医療機器認証獲得への道
PixSpaceの代表 阪本です。PixSpaceの製品は2022年の12月に医療機器としての認証を受けました。そこに至るまで、今となっては分かる「不明な部分」がとても多かったので、起業した小さな会社の製品が医療機器を認証するまでの流れを紹介します。
1.会社のプロフィール
PixSpaceは常勤役員2名、非常勤役員1名の会社です。医療機器の認証を受けるためには二つのパターンがあります。「医療機器製造業として、医療機器製造販売業に卸す」「医療機器製造販売業を取得する」。弊社は前者を選択します。医療機器製造販売業は別の会社様が受け持ってくださいました。なので弊社は医療機器製造業を取得しました。行政書士に依頼しましょう。
もし医療機器認証を受けたいと思われているベンチャー事業主がいましたら、どのような形態を望まれるかにもよりますが、出資を受けず融資などで地道に経営をされているのであれば、私たちのように「医療機器製造販売業に認証申請を任せる」が良いでしょう。そのためには、自社の製品がすでに研究用として展開されており、業界でも認知されていないといけません。製造販売業者は商社ですので「これを扱えば儲かる」と思いさえずればリクエストは聞いてもらえることが多いです。まずはそういう製品を開発しましょう。
2.どのような作業が待っているか
私たちは医療機器製造業として製造販売業に製品を卸す立場のため、医療機器製造業としてのQMS審査を受けなければなりません。このドキュメントシステム一式は製造販売業者と密接に関わるため、先方に全て任せましょう。一通り任せると、品質マニュアルの雛形が送られてきて、それを元に自社の仕組みへドキュメント内部の規則をフィットさせていきます。これは管理部門の話です。
一方、同時に製品開発の設計ドキュメントも一式(設計・リスク検証など)が必要になります。我々のように事前にそのような会社で開発経験があるのであれば、起業した当初からそのようなドキュメントは作っていくことをお勧めします。もし揃っていなければ、ここは徹底的に揃えないといけません(ここに不備があるとQMS審査は通らない)。製造販売業の薬事担当の方と検討しましょう。

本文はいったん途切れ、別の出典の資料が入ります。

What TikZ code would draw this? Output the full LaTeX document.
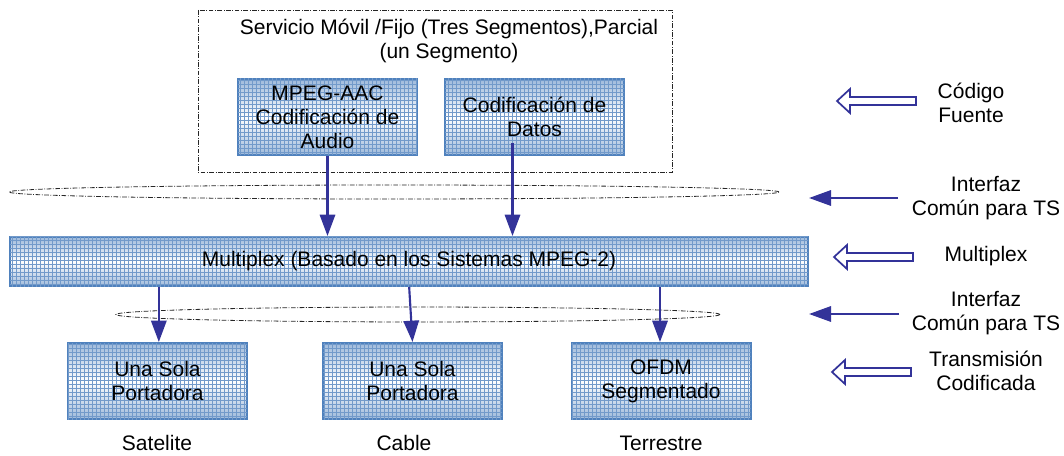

QMS審査は製造業であれば2回実施され、1回目は管理部門、2回目は主に設計部門が審査されます。当社もいくつか指摘を受けましたが、基本的にはQMS活動を維持できているということで、合格の審査をいただきました。ただ、気をつけていただきたいのは、設計インプットに「法令」「規格」など「当たり前」と思っているようなことでもしっかり入れておいてください。例えばインプットには必ず「薬機法」や「JIS」など、当然と思われるような内容も入れておいてください。「当たり前すぎるから書かなくて当然」という認識が、結構怖いところです。
これらQMSのドキュメントシステムを作り上げるのが、早くても4ヶ月、一般的には6ヶ月くらいの時間がかかります。これは主に管理部門の話です。設計部門は自分たちで事前に作りましょう。そしてその間に、製造販売業者が製品の認証申請を行います。そしてQMS審査が合格すれば、ほぼ同じようなタイミングで製品の認証申請も降りる、というような流れになります。したがって、作業開始から半年で「うまくいけば」医療機器の認証が獲得できるようになります。
3.我々のようなパターンを目指す場合
2、3人の会社の場合「医療機器製造販売業」はかなりハードルが高いです。ちなみに弊社の場合、社長の私が管理部門、開発者が設計部門、非常勤役員が内部監査員を務めています。医療機器製造業であれば、十分取得可能ですし、QMSの維持も可能な範囲のコストです。ですので、目指すべきは「自社製品を扱ってくれそうな会社に取得してもらう」ということです。結果的に製品のプレゼンスが重要ですので、そのような会社へのプレゼンの材料を集めましょう。
私たちのような小さな会社で医療機器開発をする場合、正直な話、公的機関への相談は全く役に立ちません。県の薬事相談室なども案内受けるかもしれませんが、全く役に立ちませんでした。医療機器のコンサルティングなどもいろいろありますが、自分たちの思想と合う人を見つけるのはかなり困難でしょう。
しかし、その開発される製品が魅力的であるなら、医療機器として拡販したら利益が生じるようなものであれば、商社さんからお声がかかると思います。それまではしっかり人脈を広げ、様々な会社にアクションを起こしていくことが大事です。私の場合はこれまで医療機器を扱っている会社のホームページからメールを送り、なんとか担当者まで話をこじつけ、プレゼンに訪問するということを何度も行ってきました。今回、弊社の製品を扱ってくださる会社様は、最初から数えて20社目くらいだと思います。
会社として生きている限りはめげずにアクションを続けましょう。我々が何かの参考になれば幸いです。